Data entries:
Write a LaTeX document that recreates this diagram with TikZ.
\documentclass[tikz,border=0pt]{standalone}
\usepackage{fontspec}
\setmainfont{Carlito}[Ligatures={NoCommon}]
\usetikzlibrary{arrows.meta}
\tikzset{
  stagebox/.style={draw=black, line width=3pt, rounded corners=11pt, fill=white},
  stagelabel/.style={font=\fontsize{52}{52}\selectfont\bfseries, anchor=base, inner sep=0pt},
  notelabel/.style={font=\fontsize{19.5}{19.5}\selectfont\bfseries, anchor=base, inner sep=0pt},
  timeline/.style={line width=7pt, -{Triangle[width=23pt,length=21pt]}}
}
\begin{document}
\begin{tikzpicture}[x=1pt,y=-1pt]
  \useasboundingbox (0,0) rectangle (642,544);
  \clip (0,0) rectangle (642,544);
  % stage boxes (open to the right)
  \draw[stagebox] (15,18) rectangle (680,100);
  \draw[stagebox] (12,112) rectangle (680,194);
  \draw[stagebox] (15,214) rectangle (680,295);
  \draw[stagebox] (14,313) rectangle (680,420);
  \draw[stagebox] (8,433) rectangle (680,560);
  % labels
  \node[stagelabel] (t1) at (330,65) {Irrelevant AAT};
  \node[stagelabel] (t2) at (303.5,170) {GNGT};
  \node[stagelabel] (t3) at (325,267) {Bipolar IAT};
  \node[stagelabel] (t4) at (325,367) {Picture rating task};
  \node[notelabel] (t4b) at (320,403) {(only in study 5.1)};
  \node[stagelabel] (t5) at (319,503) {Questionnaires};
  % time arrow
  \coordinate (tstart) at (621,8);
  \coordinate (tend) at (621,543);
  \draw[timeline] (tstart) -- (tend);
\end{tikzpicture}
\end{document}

...

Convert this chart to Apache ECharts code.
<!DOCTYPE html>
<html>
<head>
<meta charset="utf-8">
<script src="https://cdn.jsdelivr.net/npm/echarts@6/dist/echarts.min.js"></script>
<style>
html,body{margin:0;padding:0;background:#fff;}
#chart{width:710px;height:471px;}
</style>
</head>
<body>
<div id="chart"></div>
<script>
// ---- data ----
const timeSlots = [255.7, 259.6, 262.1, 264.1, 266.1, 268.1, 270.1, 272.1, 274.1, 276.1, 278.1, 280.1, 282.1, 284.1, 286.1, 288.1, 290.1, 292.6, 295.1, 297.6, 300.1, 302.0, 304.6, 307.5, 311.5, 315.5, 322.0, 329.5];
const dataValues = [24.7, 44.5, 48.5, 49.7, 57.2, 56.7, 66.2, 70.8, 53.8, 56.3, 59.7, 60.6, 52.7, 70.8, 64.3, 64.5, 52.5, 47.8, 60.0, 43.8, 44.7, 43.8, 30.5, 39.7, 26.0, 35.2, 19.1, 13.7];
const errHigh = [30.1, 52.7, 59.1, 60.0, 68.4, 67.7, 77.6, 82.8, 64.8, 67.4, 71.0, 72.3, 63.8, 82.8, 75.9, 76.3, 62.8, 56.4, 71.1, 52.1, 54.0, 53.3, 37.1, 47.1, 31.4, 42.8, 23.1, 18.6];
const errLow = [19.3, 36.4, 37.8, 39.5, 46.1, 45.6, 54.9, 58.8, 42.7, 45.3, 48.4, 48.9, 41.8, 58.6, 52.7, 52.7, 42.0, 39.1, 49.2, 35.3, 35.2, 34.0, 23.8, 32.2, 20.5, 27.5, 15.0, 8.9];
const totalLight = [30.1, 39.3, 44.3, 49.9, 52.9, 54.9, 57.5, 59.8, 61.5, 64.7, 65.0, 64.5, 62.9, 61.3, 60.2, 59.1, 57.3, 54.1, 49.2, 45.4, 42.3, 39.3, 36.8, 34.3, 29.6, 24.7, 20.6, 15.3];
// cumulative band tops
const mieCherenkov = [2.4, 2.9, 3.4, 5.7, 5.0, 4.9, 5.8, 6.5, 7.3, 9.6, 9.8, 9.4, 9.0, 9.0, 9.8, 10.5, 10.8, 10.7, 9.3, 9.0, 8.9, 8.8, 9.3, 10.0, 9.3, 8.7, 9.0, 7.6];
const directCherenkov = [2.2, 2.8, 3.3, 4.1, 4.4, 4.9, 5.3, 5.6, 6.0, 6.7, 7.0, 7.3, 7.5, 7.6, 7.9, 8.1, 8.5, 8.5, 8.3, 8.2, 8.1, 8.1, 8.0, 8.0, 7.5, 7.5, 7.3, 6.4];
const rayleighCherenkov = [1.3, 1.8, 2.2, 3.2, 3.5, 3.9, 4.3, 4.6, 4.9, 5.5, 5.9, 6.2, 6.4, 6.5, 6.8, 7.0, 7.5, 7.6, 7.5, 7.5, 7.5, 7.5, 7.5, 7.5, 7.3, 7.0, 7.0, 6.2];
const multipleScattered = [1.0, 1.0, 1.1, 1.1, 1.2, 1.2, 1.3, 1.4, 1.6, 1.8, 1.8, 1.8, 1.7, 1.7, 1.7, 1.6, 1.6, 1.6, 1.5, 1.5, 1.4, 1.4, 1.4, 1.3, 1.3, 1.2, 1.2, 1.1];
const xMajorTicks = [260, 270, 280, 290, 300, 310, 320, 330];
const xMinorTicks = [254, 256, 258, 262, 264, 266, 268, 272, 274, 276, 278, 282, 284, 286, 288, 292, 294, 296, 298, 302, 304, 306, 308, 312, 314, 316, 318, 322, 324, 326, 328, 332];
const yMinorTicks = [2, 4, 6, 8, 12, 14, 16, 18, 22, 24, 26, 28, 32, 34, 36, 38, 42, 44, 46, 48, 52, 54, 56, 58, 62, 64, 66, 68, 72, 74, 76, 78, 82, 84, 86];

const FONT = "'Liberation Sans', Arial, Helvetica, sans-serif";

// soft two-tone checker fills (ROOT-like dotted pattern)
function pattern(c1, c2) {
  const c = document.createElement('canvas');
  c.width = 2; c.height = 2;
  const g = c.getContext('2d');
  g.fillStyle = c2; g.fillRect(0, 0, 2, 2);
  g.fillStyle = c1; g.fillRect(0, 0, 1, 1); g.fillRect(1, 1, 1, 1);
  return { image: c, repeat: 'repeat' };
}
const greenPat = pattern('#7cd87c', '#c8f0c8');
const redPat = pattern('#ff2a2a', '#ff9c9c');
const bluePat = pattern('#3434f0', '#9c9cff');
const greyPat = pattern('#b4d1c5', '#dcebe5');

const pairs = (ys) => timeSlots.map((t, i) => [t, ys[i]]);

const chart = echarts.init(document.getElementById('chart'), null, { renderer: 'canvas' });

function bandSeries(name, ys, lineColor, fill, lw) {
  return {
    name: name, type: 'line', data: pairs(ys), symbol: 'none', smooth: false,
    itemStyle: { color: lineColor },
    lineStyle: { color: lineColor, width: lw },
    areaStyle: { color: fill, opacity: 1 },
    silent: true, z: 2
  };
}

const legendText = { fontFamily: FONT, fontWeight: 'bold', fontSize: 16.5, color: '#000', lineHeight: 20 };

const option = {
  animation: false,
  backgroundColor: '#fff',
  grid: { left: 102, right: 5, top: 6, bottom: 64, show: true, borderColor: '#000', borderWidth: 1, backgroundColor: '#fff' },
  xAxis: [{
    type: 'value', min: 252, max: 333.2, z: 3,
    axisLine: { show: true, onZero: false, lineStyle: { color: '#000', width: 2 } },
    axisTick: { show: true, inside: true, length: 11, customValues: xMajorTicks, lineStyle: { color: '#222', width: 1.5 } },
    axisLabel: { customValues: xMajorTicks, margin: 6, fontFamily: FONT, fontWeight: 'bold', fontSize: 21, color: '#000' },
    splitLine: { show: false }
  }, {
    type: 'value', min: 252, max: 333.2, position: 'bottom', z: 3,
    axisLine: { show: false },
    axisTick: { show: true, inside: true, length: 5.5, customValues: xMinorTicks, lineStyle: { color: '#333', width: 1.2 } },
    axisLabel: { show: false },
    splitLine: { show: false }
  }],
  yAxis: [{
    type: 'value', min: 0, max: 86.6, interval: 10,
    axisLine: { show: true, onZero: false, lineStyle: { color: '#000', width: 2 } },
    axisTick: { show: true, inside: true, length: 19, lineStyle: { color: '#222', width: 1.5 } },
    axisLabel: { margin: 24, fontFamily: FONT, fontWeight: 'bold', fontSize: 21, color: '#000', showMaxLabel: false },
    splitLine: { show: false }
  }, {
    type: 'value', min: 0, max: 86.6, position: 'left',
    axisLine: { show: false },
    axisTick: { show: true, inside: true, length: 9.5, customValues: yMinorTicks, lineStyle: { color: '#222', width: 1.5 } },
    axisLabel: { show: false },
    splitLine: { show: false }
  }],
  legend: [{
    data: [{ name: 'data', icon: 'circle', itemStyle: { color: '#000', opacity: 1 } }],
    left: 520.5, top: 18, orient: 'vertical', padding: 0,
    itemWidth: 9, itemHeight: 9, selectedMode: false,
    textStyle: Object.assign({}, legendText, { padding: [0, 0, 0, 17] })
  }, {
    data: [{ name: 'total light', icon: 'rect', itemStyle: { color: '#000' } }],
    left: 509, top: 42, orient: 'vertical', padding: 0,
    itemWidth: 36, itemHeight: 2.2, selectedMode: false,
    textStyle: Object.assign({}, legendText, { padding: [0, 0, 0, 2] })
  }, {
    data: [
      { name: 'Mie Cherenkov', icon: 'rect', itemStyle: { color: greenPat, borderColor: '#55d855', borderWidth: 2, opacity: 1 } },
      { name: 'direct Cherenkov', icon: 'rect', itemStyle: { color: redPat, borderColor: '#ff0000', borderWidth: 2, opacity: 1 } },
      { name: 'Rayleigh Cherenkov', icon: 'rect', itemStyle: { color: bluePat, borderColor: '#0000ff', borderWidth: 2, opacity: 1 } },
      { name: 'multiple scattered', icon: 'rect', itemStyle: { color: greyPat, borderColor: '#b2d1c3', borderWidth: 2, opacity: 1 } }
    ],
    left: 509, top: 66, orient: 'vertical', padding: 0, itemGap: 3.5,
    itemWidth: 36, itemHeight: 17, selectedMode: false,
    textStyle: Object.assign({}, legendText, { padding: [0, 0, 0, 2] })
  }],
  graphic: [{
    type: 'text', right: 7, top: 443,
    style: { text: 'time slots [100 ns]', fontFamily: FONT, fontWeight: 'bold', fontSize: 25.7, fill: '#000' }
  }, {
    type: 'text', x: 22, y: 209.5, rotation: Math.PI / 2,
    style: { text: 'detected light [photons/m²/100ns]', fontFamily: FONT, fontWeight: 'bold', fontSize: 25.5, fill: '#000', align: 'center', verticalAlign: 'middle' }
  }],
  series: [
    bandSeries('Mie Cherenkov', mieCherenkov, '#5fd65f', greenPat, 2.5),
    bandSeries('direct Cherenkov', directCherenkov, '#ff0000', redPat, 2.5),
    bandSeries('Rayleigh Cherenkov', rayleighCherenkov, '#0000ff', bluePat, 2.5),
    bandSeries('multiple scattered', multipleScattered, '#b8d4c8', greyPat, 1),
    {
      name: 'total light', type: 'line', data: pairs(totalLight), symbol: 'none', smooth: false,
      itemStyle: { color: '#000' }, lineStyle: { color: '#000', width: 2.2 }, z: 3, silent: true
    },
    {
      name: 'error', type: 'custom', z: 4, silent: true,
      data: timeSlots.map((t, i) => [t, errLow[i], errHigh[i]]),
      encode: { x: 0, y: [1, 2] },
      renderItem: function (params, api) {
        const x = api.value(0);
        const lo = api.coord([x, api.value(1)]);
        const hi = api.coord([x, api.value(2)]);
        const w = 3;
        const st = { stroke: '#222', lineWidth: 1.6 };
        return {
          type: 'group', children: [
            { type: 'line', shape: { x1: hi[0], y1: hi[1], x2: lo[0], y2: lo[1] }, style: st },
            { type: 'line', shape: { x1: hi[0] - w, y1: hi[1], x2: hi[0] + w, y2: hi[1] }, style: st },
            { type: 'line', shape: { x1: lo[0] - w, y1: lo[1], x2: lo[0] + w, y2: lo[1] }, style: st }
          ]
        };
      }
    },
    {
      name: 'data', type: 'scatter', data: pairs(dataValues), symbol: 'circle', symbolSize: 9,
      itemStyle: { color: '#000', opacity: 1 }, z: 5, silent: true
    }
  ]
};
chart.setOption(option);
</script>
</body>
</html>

* * *

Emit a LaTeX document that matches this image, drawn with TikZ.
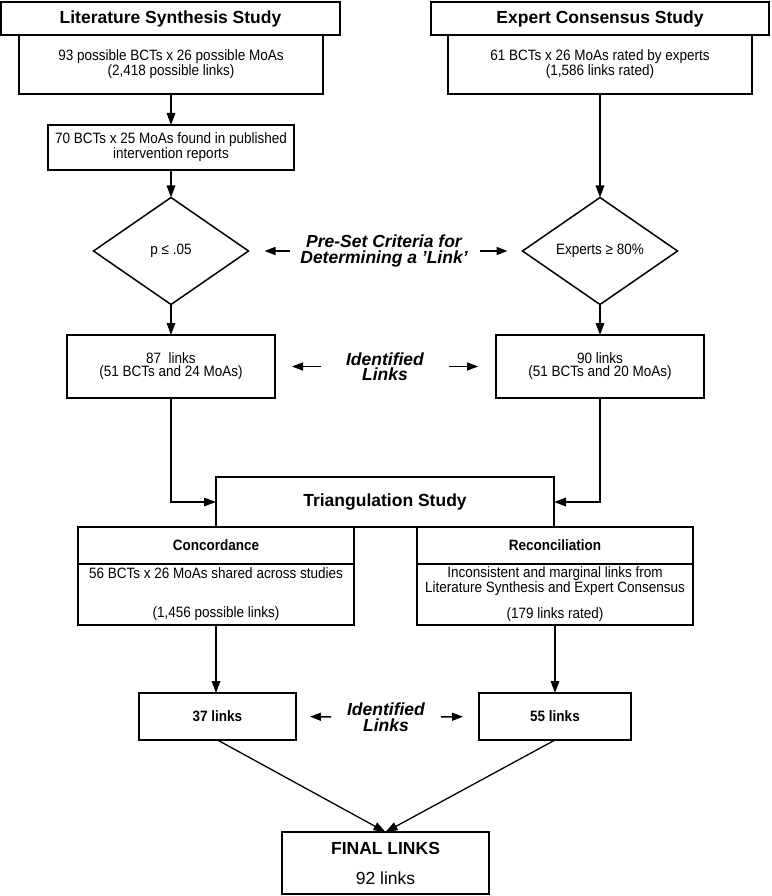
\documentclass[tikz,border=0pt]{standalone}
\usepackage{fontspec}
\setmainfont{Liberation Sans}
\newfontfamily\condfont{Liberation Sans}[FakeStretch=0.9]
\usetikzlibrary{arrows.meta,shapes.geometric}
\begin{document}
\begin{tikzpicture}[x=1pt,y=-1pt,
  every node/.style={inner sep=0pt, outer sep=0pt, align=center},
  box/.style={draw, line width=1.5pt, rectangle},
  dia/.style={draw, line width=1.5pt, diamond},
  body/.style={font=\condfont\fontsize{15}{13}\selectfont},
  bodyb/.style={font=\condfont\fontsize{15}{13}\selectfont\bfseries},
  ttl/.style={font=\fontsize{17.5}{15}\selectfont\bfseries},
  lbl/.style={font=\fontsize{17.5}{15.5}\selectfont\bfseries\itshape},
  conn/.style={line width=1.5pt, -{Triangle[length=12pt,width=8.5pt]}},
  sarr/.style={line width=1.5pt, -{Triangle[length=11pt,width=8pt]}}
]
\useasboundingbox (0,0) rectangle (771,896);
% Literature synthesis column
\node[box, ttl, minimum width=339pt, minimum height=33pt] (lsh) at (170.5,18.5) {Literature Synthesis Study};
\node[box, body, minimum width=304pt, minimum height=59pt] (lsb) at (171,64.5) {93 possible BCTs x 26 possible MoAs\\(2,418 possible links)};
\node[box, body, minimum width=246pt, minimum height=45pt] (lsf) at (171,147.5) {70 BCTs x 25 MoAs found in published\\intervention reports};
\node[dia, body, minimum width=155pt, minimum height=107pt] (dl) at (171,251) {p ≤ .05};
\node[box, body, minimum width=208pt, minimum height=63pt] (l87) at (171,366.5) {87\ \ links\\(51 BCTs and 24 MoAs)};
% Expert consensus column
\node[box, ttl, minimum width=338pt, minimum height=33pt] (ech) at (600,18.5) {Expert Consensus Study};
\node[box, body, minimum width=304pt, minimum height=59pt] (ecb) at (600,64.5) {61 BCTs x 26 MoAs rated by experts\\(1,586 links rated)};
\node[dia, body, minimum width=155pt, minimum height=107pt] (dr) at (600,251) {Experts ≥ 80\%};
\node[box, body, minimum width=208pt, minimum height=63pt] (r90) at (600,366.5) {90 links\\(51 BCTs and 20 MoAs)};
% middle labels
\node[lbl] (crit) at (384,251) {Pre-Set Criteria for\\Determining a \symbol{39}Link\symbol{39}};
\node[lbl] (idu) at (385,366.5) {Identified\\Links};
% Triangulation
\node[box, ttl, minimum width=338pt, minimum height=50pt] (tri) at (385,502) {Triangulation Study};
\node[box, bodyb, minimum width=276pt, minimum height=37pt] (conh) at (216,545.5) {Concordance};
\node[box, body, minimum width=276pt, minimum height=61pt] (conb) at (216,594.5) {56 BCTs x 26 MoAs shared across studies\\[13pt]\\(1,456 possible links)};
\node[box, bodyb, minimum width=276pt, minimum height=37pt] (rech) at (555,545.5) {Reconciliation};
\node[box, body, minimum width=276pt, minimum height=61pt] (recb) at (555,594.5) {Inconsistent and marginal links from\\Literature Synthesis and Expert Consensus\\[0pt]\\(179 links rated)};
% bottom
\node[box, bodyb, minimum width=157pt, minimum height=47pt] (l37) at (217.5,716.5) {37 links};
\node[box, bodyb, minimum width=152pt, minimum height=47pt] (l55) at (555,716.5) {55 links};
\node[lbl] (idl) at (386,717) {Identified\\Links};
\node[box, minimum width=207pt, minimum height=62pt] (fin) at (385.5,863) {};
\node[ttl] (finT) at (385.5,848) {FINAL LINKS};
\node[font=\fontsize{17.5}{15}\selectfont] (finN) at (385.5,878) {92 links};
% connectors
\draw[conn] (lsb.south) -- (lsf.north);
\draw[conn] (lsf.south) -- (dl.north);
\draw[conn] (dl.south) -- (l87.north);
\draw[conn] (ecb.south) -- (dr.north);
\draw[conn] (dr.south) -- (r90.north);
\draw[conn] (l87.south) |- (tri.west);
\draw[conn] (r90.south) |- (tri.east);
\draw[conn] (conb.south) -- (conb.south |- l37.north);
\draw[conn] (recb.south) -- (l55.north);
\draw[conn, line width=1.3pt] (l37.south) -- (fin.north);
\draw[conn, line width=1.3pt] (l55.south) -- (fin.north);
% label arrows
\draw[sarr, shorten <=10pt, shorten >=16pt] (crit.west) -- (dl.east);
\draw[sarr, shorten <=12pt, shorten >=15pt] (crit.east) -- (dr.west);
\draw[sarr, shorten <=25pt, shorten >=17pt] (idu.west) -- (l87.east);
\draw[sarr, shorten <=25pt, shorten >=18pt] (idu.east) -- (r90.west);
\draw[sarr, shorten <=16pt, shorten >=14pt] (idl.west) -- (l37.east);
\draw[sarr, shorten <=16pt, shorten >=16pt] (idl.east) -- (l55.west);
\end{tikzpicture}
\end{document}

▶ [To do]:
Working from the entries above, return all lines that contain "LaTeX".

▶ [In response]:
Write a LaTeX document that recreates this diagram with TikZ.
Emit a LaTeX document that matches this image, drawn with TikZ.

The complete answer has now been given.